Stamp out your fire risk, says EPA’s Fire Prevention team

Fire prevention teams from Environment Protection Authority Victoria (EPA) have inspected over 200 waste and resource recovery sites across Victoria so far this year, as part of a targeted prevention campaign.

Many of the sites have not had regular contact with EPA in the past, and EPA’s teams found 80% of operators were not fully complying with environmental regulations in some way.

EPA officers have given informal advice for minor non-compliances and issued legally enforceable orders for the more serious hazards, to ensure each business is addressing any issues on its site.

EPA’s Director of Waste Crime Prevention, Rachel Gualano, says the Fire Prevention Program is part of EPA’s major front-line compliance and prevention focus, addressing the causes and risks of fires at some of the highest risk sites across the state.

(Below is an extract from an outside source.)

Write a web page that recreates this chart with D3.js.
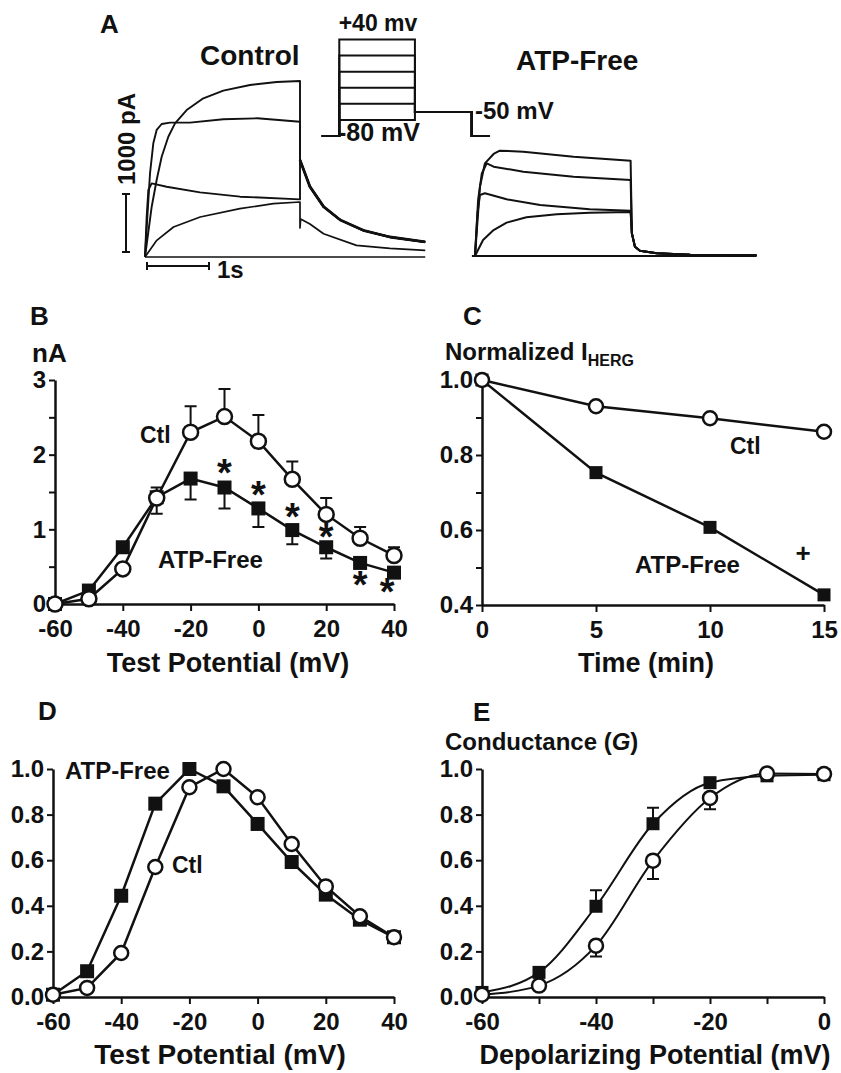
<!DOCTYPE html>
<html>
<head>
<meta charset="utf-8">
<script src="https://cdn.jsdelivr.net/npm/d3@7"></script>
<style>
  body { margin: 0; background: #fff; }
  svg text { font-family: "Liberation Sans", Arial, sans-serif; font-weight: bold; fill: #111; }
</style>
</head>
<body>
<svg id="fig" width="841" height="1073"></svg>
<script>
// ---- data ----
// panel A: current traces, [time (s), current (pA)]
const ctlTrace1 = [[0,0],[0.108,867],[0.188,1328],[0.269,1729],[0.376,2074],[0.484,2305],[0.672,2534],[0.941,2736],[1.263,2868],[1.694,2966],[2.124,3017],[2.5,3034]];
const ctlTrace2 = [[0,0],[0.038,695],[0.081,1443],[0.134,1960],[0.188,2190],[0.269,2293],[0.403,2316],[0.726,2316],[1.263,2374],[1.81,2391],[2.5,2333]];
const ctlTrace3 = [[0,0],[0.027,695],[0.054,1155],[0.108,1270],[0.349,1212],[0.887,1115],[1.532,1040],[2.5,994]];
const ctlTrace4 = [[0,0],[0.19,287],[0.46,517],[0.89,690],[1.53,833],[2.07,920],[2.5,948]];
const ctlTailBig = [[2.5,1672],[2.66,1213],[2.88,868],[3.15,638],[3.52,460],[3.95,345],[4.52,259]];
const ctlTailSmall = [[2.5,500],[2.51,655],[2.66,570],[2.88,402],[3.41,201],[3.95,150],[4.52,115]];

const atpTrace1 = [[0,0],[0.08,1195],[0.16,1598],[0.30,1759],[0.40,1816],[0.78,1799],[1.59,1713],[2.51,1644]];
const atpTrace2 = [[0,0],[0.05,966],[0.11,1425],[0.19,1598],[0.30,1540],[0.78,1454],[1.59,1368],[2.51,1310]];
const atpTrace3 = [[0,0],[0.04,736],[0.08,1052],[0.16,1081],[0.51,977],[1.05,879],[1.85,805],[2.51,781]];
const atpTrace4 = [[0,0],[0.13,276],[0.30,448],[0.51,575],[0.83,667],[1.32,718],[1.85,747],[2.51,759]];
const atpTail = [[2.53,391],[2.58,161],[2.66,92],[2.93,46],[3.47,23],[4.54,11]];

// voltage protocol (mV, s)
const stepLevels = [-60, -40, -20, 0, 20, 40];
const holdMv = -80, tailMv = -50;
const protoTimes = [0, 0.93, 4.93, 7.93, 8.9];

// panel B: I-V (nA)
const voltages = [-60, -50, -40, -30, -20, -10, 0, 10, 20, 30, 40];
const ivCtl = [0, 0.07, 0.47, 1.42, 2.30, 2.51, 2.18, 1.67, 1.20, 0.88, 0.65];
const ivCtlErr = [0, 0, 0.03, 0.14, 0.35, 0.37, 0.35, 0.24, 0.22, 0.15, 0.11];
const ivAtp = [0, 0.18, 0.76, 1.43, 1.68, 1.56, 1.28, 0.99, 0.76, 0.55, 0.42];
const ivAtpErr = [0, 0, 0.05, 0.22, 0.28, 0.28, 0.25, 0.19, 0.15, 0.06, 0.04];
const starV = [-10, 0, 10, 20, 30, 38];
const starAt = [1.79, 1.50, 1.21, 0.94, 0.29, 0.20];

// panel C: time course
const times = [0, 5, 10, 15];
const tcCtl = [1.0, 0.93, 0.898, 0.862];
const tcAtp = [1.0, 0.753, 0.607, 0.427];

// panel D: normalized I-V
const normCtl = [0.01, 0.04, 0.193, 0.57, 0.92, 1.0, 0.876, 0.671, 0.485, 0.354, 0.262];
const normAtp = [0.01, 0.113, 0.444, 0.848, 1.0, 0.924, 0.759, 0.592, 0.449, 0.339, 0.262];

// panel E: conductance
const gV = [-60, -50, -40, -30, -20, -10, 0];
const gCtl = [0.01, 0.05, 0.225, 0.598, 0.873, 0.98, 0.978];
const gCtlErr = [0, 0, 0.047, 0.08, 0.05, 0, 0];
const gAtp = [0.02, 0.108, 0.398, 0.76, 0.94, 0.97, 0.975];
const gAtpErr = [0, 0, 0.07, 0.07, 0, 0, 0];

// ---- drawing ----
const ink = '#111';
const svg = d3.select('#fig');

function label(txt, x, y, size, anchor) {
  return svg.append('text').attr('x', x).attr('y', y)
    .attr('font-size', size).attr('text-anchor', anchor || 'start').text(txt);
}

// panel A
const tC = d3.scaleLinear([0, 1], [145, 207]);
const iC = d3.scaleLinear([0, 1000], [257, 199]);
const tA = d3.scaleLinear([0, 1], [475, 537]);
const iA = d3.scaleLinear([0, 1000], [256, 198]);

function trace(pts, ts, is, w) {
  svg.append('path')
    .attr('d', d3.line().x(d => ts(d[0])).y(d => is(d[1]))(pts))
    .attr('fill', 'none').attr('stroke', ink).attr('stroke-width', w)
    .attr('stroke-linejoin', 'round');
}

trace([[0, 0], [4.52, 0]], tC, iC, 1.6);
[ctlTrace1, ctlTrace2, ctlTrace3].forEach(tr => trace(tr.concat(ctlTailBig), tC, iC, 1.9));
trace(ctlTrace4.concat(ctlTailSmall), tC, iC, 1.7);
trace(ctlTailBig, tC, iC, 2.8);

trace([[-0.05, 0], [4.54, 0]], tA, iA, 1.8);
[atpTrace1, atpTrace2, atpTrace3, atpTrace4].forEach(tr => trace(tr.concat(atpTail), tA, iA, 2));

// scale bars
svg.append('path')
  .attr('d', `M126,${iC(1000) - 5}V${iC(0) - 5}M122,${iC(1000) - 5}H130M122,${iC(0) - 5}H130`)
  .attr('stroke', ink).attr('stroke-width', 2).attr('fill', 'none');
svg.append('path')
  .attr('d', `M${tC(0) + 2},266H${tC(1) + 2}M${tC(0) + 2},262V270M${tC(1) + 2},262V270`)
  .attr('stroke', ink).attr('stroke-width', 2).attr('fill', 'none');
label('1s', 217, 278, 24);
svg.append('text').attr('transform', 'translate(135,139) rotate(-90)')
  .attr('font-size', 24).attr('text-anchor', 'middle').text('1000 pA');

// protocol
const pT = d3.scaleLinear([0, 8.9], [321.7, 490]);
const pV = d3.scaleLinear([-80, 40], [136, 39.5]);
const [t0, t1, t2, t3, t4] = protoTimes;
stepLevels.forEach(lv => {
  const pts = [[t0, holdMv], [t1, holdMv], [t1, lv], [t2, lv], [t2, tailMv], [t3, tailMv], [t3, holdMv], [t4, holdMv]];
  svg.append('path')
    .attr('d', d3.line().x(d => pT(d[0])).y(d => pV(d[1]))(pts))
    .attr('fill', 'none').attr('stroke', ink).attr('stroke-width', 2);
});
label('+40 mv', 378, 31, 23, 'middle');
label('-80 mV', 338, 141, 25);
label('-50 mV', 475, 119, 24);
label('A', 100, 33, 26);
label('Control', 200, 65, 28);
label('ATP-Free', 516, 70, 28);

// xy panels
function panel(o) {
  const x = d3.scaleLinear(o.xDomain, o.xRange);
  const y = d3.scaleLinear(o.yDomain, o.yRange);
  const g = svg.append('g');
  g.append('g').attr('transform', `translate(0,${o.yRange[0]})`)
    .call(d3.axisBottom(x).tickValues(o.xTicks).tickFormat(o.xFormat)
      .tickSize(7).tickSizeOuter(0).tickPadding(9));
  g.append('g').attr('transform', `translate(${o.xRange[0]},0)`)
    .call(d3.axisLeft(y).tickValues(o.yTicks).tickFormat(o.yFormat)
      .tickSize(6).tickSizeOuter(0).tickPadding(3));
  g.selectAll('.domain').attr('stroke', ink).attr('stroke-width', 2.5);
  g.selectAll('.tick line').attr('stroke', ink).attr('stroke-width', 2);
  g.selectAll('.tick text').attr('font-size', 24).attr('fill', ink);
  return { g, x, y };
}

function series(p, xs, ys, opt) {
  const pts = xs.map((v, i) => [p.x(v), p.y(ys[i])]);
  if (opt.err) {
    const dir = opt.errDir;
    xs.forEach((v, i) => {
      const e = opt.err[i];
      if (!e) return;
      const yEnd = p.y(ys[i] + dir * e);
      p.g.append('path')
        .attr('d', `M${pts[i][0]},${pts[i][1]}V${yEnd}M${pts[i][0] - 6},${yEnd}H${pts[i][0] + 6}`)
        .attr('stroke', ink).attr('stroke-width', 2).attr('fill', 'none');
    });
  }
  const line = d3.line().curve(opt.curve || d3.curveLinear);
  p.g.append('path').attr('d', line(pts))
    .attr('fill', 'none').attr('stroke', ink).attr('stroke-width', opt.lw || 2.5);
  const r = opt.r || 7;
  if (opt.shape === 'circle') {
    p.g.selectAll(null).data(pts).join('circle')
      .attr('cx', d => d[0]).attr('cy', d => d[1]).attr('r', r)
      .attr('fill', '#fff').attr('stroke', ink).attr('stroke-width', 2.5);
  } else {
    p.g.selectAll(null).data(pts).join('rect')
      .attr('x', d => d[0] - r).attr('y', d => d[1] - r)
      .attr('width', 2 * r).attr('height', 2 * r).attr('fill', ink);
  }
}

const intFmt = d => String(d);

// B
const pB = panel({
  xDomain: [-60, 40], xRange: [55, 394], xTicks: [-60, -40, -20, 0, 20, 40], xFormat: intFmt,
  yDomain: [0, 3], yRange: [604, 380], yTicks: [0, 0.5, 1, 1.5, 2, 2.5, 3],
  yFormat: d => (d % 1 === 0 ? String(d) : '')
});
series(pB, voltages, ivAtp, { shape: 'square', r: 7, err: ivAtpErr, errDir: -1 });
series(pB, voltages, ivCtl, { shape: 'circle', r: 7.5, err: ivCtlErr, errDir: 1 });
pB.g.selectAll(null).data(starV).join('text')
  .attr('x', d => pB.x(d)).attr('y', (d, i) => pB.y(starAt[i]))
  .attr('dy', '0.42em').attr('text-anchor', 'middle').attr('font-size', 38).text('*');
label('B', 30, 325, 26);
label('nA', 32, 362, 26);
label('Ctl', 140, 443, 23);
label('ATP-Free', 158, 568, 24);
label('Test Potential (mV)', 228, 672, 27, 'middle');

// C
const pC = panel({
  xDomain: [0, 15], xRange: [482, 824], xTicks: times, xFormat: intFmt,
  yDomain: [0.4, 1.0], yRange: [605, 380], yTicks: [0.4, 0.5, 0.6, 0.7, 0.8, 0.9, 1.0],
  yFormat: d => (Math.round(d * 10) % 2 === 0 ? d3.format('.1f')(d) : '')
});
series(pC, times, tcAtp, { shape: 'square', r: 6.5 });
series(pC, times, tcCtl, { shape: 'circle', r: 7 });
label('C', 463, 325, 26);
const nt = label('Normalized I', 445, 360, 24);
nt.append('tspan').attr('font-size', 16).attr('dy', 6).text('HERG');
label('Ctl', 730, 454, 23);
label('ATP-Free', 635, 573, 24);
label('+', 803, 562, 26, 'middle');
label('Time (min)', 646, 672, 27, 'middle');

// D
const pD = panel({
  xDomain: [-60, 40], xRange: [53, 394], xTicks: [-60, -40, -20, 0, 20, 40], xFormat: intFmt,
  yDomain: [0, 1], yRange: [997, 769], yTicks: [0, 0.2, 0.4, 0.6, 0.8, 1.0], yFormat: d3.format('.1f')
});
series(pD, voltages, normAtp, { shape: 'square', r: 7 });
series(pD, voltages, normCtl, { shape: 'circle', r: 7 });
label('D', 38, 720, 26);
label('ATP-Free', 65, 779, 24);
label('Ctl', 172, 873, 23);
label('Test Potential (mV)', 220, 1064, 28, 'middle');

// E
const pE = panel({
  xDomain: [-60, 0], xRange: [482, 824], xTicks: [-60, -50, -40, -30, -20, -10, 0],
  xFormat: d => (d % 20 === 0 ? String(d) : ''),
  yDomain: [0, 1], yRange: [997, 769], yTicks: [0, 0.2, 0.4, 0.6, 0.8, 1.0], yFormat: d3.format('.1f')
});
series(pE, gV, gAtp, { shape: 'square', r: 6.5, err: gAtpErr, errDir: 1, curve: d3.curveMonotoneX, lw: 2 });
series(pE, gV, gCtl, { shape: 'circle', r: 7, err: gCtlErr, errDir: -1, curve: d3.curveMonotoneX, lw: 2 });
label('E', 473, 721, 26);
const ct = label('Conductance (', 445, 750, 24);
ct.append('tspan').attr('font-style', 'italic').text('G');
ct.append('tspan').text(')');
label('Depolarizing Potential (mV)', 655, 1064, 27, 'middle');
</script>
</body>
</html>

“Fires at waste and recycling facilities are potentially devastating. They represent an unacceptable risk to Victorians, the environment and industry, and could result in clean-up costs in the millions of dollars,” Ms Gualano said.

“An EPA inspection might not always be convenient for a business, but failing to comply has far worse potential consequences; you are better off having a visit from EPA than potentially causing a devastating fire that harms your staff, your business, the community, and the environment. Stamp out your fire risk,” she said.

Since January, EPA officers have found hazards and unsafe practices on some sites that are now being fixed, such as oversized and poorly separated stockpiles of waste, and a lack of fire prevention and firefighting controls.

Officers have also found too many businesses do not understand the fire risks on their own site, or how to manage them effectively. Under Victoria’s new environment protection law, duty holders must understand fire risks and use appropriate measures to eliminate or reduce them.

“When EPA says it has zero tolerance to fire hazards, we mean fire is not an option. The very strong message to industry is that EPA will not tolerate deliberate non-compliance and fire hazards,” Ms Gualano said.